Cornell Law School Professor Dan Awrey has just released a timely new working paper that delves into one of the most pressing challenges facing modern finance: the disruptive power of technology on traditional banking. Titled Banking, Technology, and Instability, the paper examines how rapid technological change is upending bank business models, altering what customers expect from the financial safety net, and potentially heightening risks to overall financial stability.
Awrey begins by noting that banks have long relied on outsourcing key technology functions to specialized providers.
However, as digital tools have become central to core banking activities, a reversal is underway.
A new generation of fintech platforms is now flipping the script.
Instead of banks contracting out tech support, these platforms are effectively outsourcing essential banking services—such as deposit-taking, credit and debit card issuance, and payment processing—to partner banks.
This emerging “banking-as-a-service” (BaaS) model allows fintech firms to offer banking-like experiences without holding a full banking charter themselves.
The shift, Awrey argues, stems from fintechs’ technological and organizational strengths.
Yet it also thrives on regulatory arbitrage: fintech companies can sidestep the heavy compliance burdens that apply directly to chartered banks while still tapping into the protections and infrastructure those banks provide.
This arrangement creates what the paper describes as profound business-model instability for traditional banks, which increasingly act as behind-the-scenes enablers rather than primary customer-facing institutions.
A critical consequence is growing uncertainty among customers about the scope of the financial safety net.
When users interact with sleek fintech apps backed by partner banks, many assume their deposits or transactions enjoy the same federal insurance and legal safeguards as direct bank accounts.
In reality, the layered BaaS structure can blur these protections, leading to mismatched expectations.
Awrey warns that this “expectations instability,” combined with fragile bank business models, could accelerate bank runs or even spark broader panics if confidence erodes.
📢👷🏼🛠️ NEW WORKING PAPER exploring the impact of technological disruption on bank business models, consumer expectations, and financial stability. Questions, comments, and suggestions all very welcome: https://t.co/vKueJFk8nv pic.twitter.com/4q8X8i0lNh
— Dan Awrey (@DanAwrey) February 20, 2026
The paper carefully traces how these dynamics interact. When customers perceive their funds as fully protected but discover gaps during stress events, panic can spread rapidly.
Traditional run risks—already inherent to fractional-reserve banking—may be amplified by the speed and interconnectedness of digital platforms.
Awrey evaluates a range of policy responses to this “triple cocktail” of instability.
Options range from modest tweaks, such as stricter recordkeeping rules for banks in BaaS partnerships, to more ambitious measures like new liability frameworks that clarify responsibility between banks and fintechs.

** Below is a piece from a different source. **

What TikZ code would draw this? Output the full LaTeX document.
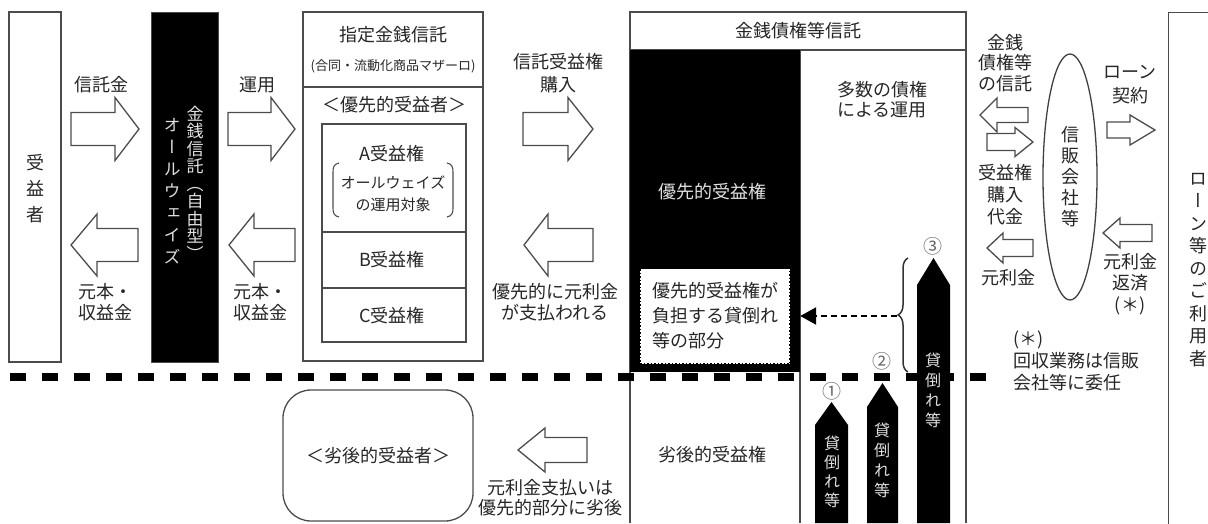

At the far end, he considers fundamental reforms to the regulatory perimeter—redefining which entities fall under full banking oversight—and adjustments to the financial safety net itself to better match today’s hybrid ecosystem.
By shining a spotlight on these interconnected risks, the paper makes a compelling case for proactive regulatory thinking.
Technological disruption is not merely reshaping how banking is delivered; it is quietly rewriting the rules of stability and consumer protection in ways that demand fresh scrutiny.
The working paper is available now on SSRN (abstract 6276878). Professor Awrey has encouraged questions, comments, and suggestions from researchers, practitioners, and policymakers as the paper moves toward formal publication.
This latest contribution from one of academia’s leading voices on financial regulation arrives at a pivotal moment.
With fintech partnerships proliferating and digital banking expanding globally, understanding the subtle instabilities they introduce has never been more urgent. Awrey’s analysis offers both a clear diagnosis and a roadmap for safeguarding the system as technology continues to redefine banking.